■ **Aim of the exercise**
Skip the pictures. Set down, word for word, the lines from the start of the material up to and including the line with "from matplotlib.legend_handler import".

■ **Information supplied**

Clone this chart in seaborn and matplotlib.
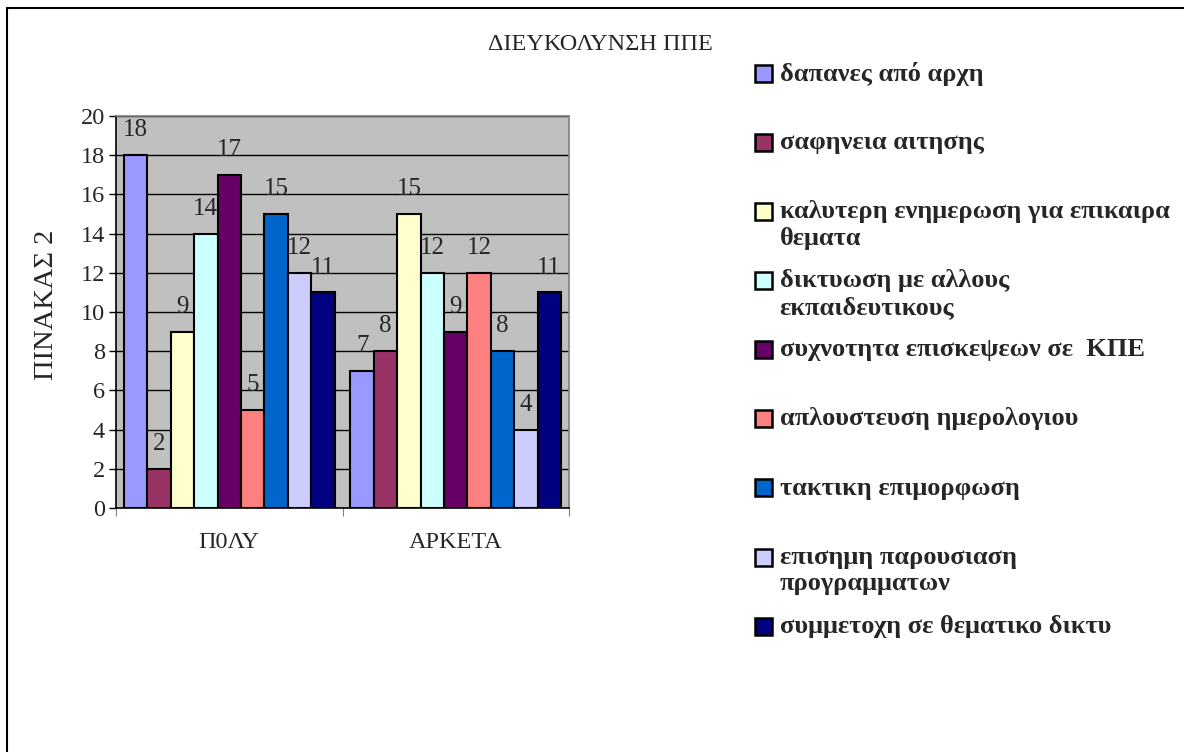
import pandas as pd
import matplotlib.pyplot as plt
import seaborn as sns
from matplotlib.lines import Line2D
from matplotlib.patches import Patch, Rectangle
from matplotlib.legend_handler import HandlerPatch

# Chart data
categories = ['Π0ΛΥ', 'ΑΡΚΕΤΑ']
series = [
    'δαπανες από αρχη',
    'σαφηνεια αιτησης',
    'καλυτερη ενημερωση για επικαιρα\nθεματα',
    'δικτυωση με αλλους\nεκπαιδευτικους',
    'συχνοτητα επισκεψεων σε  ΚΠΕ',
    'απλουστευση ημερολογιου',
    'τακτικη επιμορφωση',
    'επισημη παρουσιαση\nπρογραμματων',
    'συμμετοχη σε θεματικο δικτυ',
]
values_poly = [18, 2, 9, 14, 17, 5, 15, 12, 11]
values_arketa = [7, 8, 15, 12, 9, 12, 8, 4, 11]
colors = ['#9999FF', '#993366', '#FFFFCC', '#CCFFFF', '#660066',
          '#FF8080', '#0066CC', '#CCCCFF', '#000080']

rows = []
for s, a, b in zip(series, values_poly, values_arketa):
    rows.append({'cat': categories[0], 'series': s, 'value': a})
    rows.append({'cat': categories[1], 'series': s, 'value': b})
df = pd.DataFrame(rows)


# small square legend key at the top of its (tall) row, next to the first text line
class SquareHandler(HandlerPatch):
    def create_artists(self, legend, orig_handle, xdescent, ydescent,
                       width, height, fontsize, trans):
        size = 0.64 * fontsize
        top = height - ydescent
        yc = top - 0.43 * fontsize
        p = Rectangle((-xdescent, yc - size / 2), size, size,
                      facecolor=orig_handle.get_facecolor(),
                      edgecolor='black', linewidth=1.8, transform=trans)
        return [p]


sns.set_style('white')
plt.rcParams['font.family'] = ['Liberation Serif', 'DejaVu Serif']

fig = plt.figure(figsize=(11.84, 7.52), dpi=100)
ax = fig.add_axes([116 / 1184, 1 - 508 / 752, 453 / 1184, 392 / 752])
ax.set_facecolor('#C0C0C0')

sns.barplot(data=df, x='cat', y='value', hue='series', order=categories,
            hue_order=series, palette=colors, saturation=1, width=0.93,
            edgecolor='black', linewidth=1.5, ax=ax, legend=False)

for cont in ax.containers:
    ax.bar_label(cont, padding=10, fontsize=18)

ax.set_ylim(0, 20)
ax.set_xlim(-0.5, 1.5)
ax.set_yticks(range(0, 21, 2))
ax.yaxis.grid(True, color='black', linewidth=1)
ax.set_axisbelow(True)
ax.tick_params(axis='y', direction='out', length=5, width=1, color='black',
               labelsize=17.5, left=True, pad=3)

# category boundaries as major ticks, names as minor ticks
ax.set_xticks([-0.5, 0.5, 1.5])
ax.set_xticklabels(['', '', ''])
ax.set_xticks([0, 1], minor=True)
ax.set_xticklabels(categories, minor=True)
ax.tick_params(axis='x', which='major', direction='out', length=6,
               color='#808080', bottom=True)
ax.tick_params(axis='x', which='minor', length=0, labelsize=17.5, pad=17)
ax.set_xlabel('')
ax.set_ylabel('')

for side in ['left', 'bottom']:
    ax.spines[side].set_color('black')
    ax.spines[side].set_linewidth(1.2)
for side in ['top', 'right']:
    ax.spines[side].set_color('#808080')
    ax.spines[side].set_linewidth(1.2)

handles = [Patch(facecolor=c, edgecolor='black', label=s)
           for s, c in zip(series, colors)]
leg = fig.legend(handles=handles, loc='upper left',
                 bbox_to_anchor=(731 / 1184, 1 - 38 / 752), frameon=False,
                 prop={'weight': 'bold', 'size': 19}, handlelength=0.64,
                 handleheight=2.9, handletextpad=0.3, labelspacing=0.49,
                 handler_map={Patch: SquareHandler()})
# top-align key and text so wrapped labels hang downwards like in Excel
for col in leg._legend_handle_box.get_children():
    for item in col.get_children():
        item.align = 'top'

fig.text(600 / 1184, 1 - 45 / 752, 'ΔΙΕΥΚΟΛΥΝΣΗ ΠΠΕ', ha='center',
         va='center', fontsize=17.5)
fig.text(47 / 1184, 1 - 305 / 752, 'ΠΙΝΑΚΑΣ 2', ha='center', va='center',
         rotation=90, fontsize=20.5)

# chart area border (top and left edges visible)
fig.add_artist(Line2D([7 / 1184, 1.01], [1 - 8 / 752, 1 - 8 / 752],
                      transform=fig.transFigure, color='black', linewidth=1.5))
fig.add_artist(Line2D([7 / 1184, 7 / 1184], [1 - 8 / 752, -0.01],
                      transform=fig.transFigure, color='black', linewidth=1.5))

fig.savefig('out.png', dpi=100)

■ **Final result**
Clone this chart in seaborn and matplotlib.
import pandas as pd
import matplotlib.pyplot as plt
import seaborn as sns
from matplotlib.lines import Line2D
from matplotlib.patches import Patch, Rectangle
from matplotlib.legend_handler import HandlerPatch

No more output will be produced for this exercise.